--- start of RECORDED DATA ---

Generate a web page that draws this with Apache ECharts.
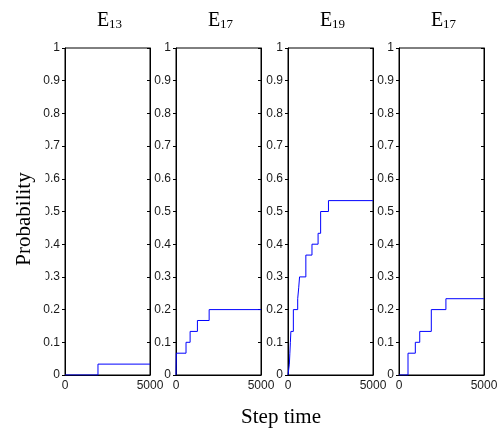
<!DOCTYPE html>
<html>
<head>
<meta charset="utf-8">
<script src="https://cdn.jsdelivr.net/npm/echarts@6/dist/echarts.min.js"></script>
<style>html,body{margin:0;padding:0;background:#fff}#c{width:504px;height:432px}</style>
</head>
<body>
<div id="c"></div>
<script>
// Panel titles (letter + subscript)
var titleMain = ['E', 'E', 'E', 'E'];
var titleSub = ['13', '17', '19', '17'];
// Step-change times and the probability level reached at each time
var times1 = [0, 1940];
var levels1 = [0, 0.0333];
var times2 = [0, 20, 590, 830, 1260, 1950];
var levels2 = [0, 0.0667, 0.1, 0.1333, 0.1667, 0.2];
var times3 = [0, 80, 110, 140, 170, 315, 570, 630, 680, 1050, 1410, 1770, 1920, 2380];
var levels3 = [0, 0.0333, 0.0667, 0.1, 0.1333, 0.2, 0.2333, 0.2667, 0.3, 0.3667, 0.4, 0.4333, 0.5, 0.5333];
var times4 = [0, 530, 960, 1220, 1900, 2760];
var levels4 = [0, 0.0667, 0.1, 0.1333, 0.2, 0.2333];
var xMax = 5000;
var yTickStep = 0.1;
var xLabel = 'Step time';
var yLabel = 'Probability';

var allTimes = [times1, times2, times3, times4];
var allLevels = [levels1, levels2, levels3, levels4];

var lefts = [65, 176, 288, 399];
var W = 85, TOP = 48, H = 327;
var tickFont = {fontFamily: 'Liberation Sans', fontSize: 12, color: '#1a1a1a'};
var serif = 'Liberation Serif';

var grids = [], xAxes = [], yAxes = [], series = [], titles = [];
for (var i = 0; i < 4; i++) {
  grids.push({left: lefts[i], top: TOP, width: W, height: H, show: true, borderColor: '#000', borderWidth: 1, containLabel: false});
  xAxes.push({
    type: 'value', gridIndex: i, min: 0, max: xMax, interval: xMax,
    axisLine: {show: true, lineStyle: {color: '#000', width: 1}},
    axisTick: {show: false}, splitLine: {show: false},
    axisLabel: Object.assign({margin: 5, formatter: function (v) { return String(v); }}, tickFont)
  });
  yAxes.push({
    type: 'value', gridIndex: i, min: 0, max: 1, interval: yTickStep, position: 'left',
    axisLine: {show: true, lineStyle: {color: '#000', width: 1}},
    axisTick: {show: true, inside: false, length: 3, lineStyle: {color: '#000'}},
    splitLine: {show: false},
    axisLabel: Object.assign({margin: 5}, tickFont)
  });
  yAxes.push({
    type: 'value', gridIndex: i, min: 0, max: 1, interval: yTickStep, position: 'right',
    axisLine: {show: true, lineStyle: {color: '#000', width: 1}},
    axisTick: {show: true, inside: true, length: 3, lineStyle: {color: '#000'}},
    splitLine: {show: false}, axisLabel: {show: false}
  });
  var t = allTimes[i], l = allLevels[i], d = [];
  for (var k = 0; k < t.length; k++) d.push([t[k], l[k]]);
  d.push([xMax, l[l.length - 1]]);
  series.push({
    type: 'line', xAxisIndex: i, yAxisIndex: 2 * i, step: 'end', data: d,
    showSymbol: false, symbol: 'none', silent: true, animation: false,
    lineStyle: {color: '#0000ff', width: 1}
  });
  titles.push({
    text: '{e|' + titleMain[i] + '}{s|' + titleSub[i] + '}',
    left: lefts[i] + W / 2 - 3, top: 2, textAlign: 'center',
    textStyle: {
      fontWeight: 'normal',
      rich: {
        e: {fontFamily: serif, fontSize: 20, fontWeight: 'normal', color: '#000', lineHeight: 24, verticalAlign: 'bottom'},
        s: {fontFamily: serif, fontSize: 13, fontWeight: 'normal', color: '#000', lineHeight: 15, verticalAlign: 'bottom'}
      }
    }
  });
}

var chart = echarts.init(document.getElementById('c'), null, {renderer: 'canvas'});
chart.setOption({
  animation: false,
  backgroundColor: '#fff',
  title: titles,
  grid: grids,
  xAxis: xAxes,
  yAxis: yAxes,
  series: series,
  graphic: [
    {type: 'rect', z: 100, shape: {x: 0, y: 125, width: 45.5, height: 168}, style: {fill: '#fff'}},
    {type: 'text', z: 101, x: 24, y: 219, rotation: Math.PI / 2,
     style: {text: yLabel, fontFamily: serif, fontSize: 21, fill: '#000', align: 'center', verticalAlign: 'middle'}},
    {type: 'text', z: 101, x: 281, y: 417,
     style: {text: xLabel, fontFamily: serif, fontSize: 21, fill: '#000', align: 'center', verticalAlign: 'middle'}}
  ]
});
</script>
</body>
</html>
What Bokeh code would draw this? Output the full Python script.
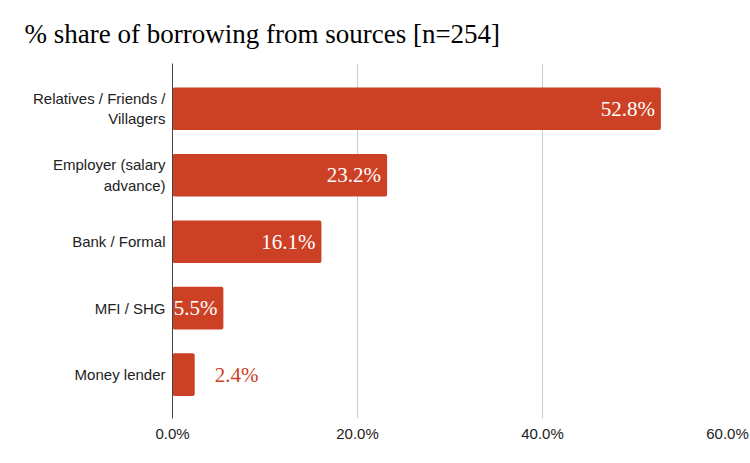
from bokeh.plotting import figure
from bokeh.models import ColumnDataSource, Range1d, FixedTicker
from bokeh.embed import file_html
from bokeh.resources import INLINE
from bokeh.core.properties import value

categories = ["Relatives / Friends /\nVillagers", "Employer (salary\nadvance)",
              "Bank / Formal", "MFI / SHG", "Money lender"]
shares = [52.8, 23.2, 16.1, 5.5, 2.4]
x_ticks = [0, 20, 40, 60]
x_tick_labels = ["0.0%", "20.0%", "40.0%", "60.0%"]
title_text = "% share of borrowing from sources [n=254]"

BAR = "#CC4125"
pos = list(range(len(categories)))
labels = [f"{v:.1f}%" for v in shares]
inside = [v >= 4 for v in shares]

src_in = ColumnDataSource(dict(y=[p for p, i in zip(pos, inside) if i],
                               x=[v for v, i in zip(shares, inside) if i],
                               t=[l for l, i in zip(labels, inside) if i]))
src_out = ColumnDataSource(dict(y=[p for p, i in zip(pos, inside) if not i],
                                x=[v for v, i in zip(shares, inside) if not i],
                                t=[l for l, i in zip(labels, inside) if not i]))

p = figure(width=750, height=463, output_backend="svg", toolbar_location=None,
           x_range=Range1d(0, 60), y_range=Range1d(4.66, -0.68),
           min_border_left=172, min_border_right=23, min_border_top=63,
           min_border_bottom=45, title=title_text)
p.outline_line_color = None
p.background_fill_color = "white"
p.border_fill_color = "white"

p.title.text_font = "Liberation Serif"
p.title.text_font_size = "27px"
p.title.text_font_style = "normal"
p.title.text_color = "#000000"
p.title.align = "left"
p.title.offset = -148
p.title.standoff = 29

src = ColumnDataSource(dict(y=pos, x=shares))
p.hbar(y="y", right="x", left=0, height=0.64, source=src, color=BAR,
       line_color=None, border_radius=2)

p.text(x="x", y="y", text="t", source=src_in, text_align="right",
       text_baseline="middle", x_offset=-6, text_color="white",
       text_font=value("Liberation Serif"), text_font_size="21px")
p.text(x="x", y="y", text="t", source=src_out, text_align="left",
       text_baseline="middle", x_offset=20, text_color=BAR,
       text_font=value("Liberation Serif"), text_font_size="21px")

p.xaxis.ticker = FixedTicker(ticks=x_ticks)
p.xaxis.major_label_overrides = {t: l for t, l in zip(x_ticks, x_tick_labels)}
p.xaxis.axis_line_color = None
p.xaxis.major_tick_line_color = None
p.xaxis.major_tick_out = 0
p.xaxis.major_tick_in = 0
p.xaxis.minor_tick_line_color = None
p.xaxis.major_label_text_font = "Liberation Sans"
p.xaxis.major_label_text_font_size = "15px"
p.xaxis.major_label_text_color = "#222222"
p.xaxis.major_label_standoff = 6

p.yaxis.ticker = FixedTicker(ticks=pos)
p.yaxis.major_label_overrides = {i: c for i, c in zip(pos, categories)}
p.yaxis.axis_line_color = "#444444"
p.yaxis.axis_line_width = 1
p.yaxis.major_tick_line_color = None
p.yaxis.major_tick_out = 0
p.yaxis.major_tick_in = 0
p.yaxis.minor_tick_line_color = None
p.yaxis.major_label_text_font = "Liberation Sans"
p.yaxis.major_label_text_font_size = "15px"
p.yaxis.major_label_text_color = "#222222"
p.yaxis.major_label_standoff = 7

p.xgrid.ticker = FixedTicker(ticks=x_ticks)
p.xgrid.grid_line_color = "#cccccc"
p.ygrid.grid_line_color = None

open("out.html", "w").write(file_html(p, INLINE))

--- end of RECORDED DATA ---
--- start of RECORDED DATA ---

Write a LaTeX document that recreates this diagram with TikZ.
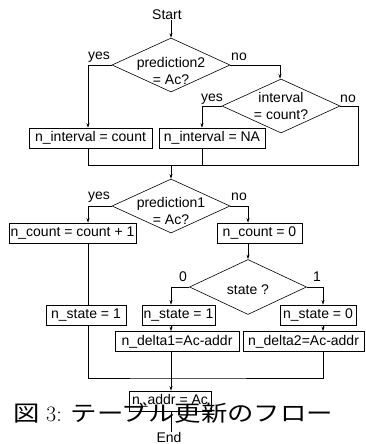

--- end of RECORDED DATA ---

Search the listing for the string "that". Copy each line where it turns up.

Generate a web page that draws this with Apache ECharts.
Write a LaTeX document that recreates this diagram with TikZ.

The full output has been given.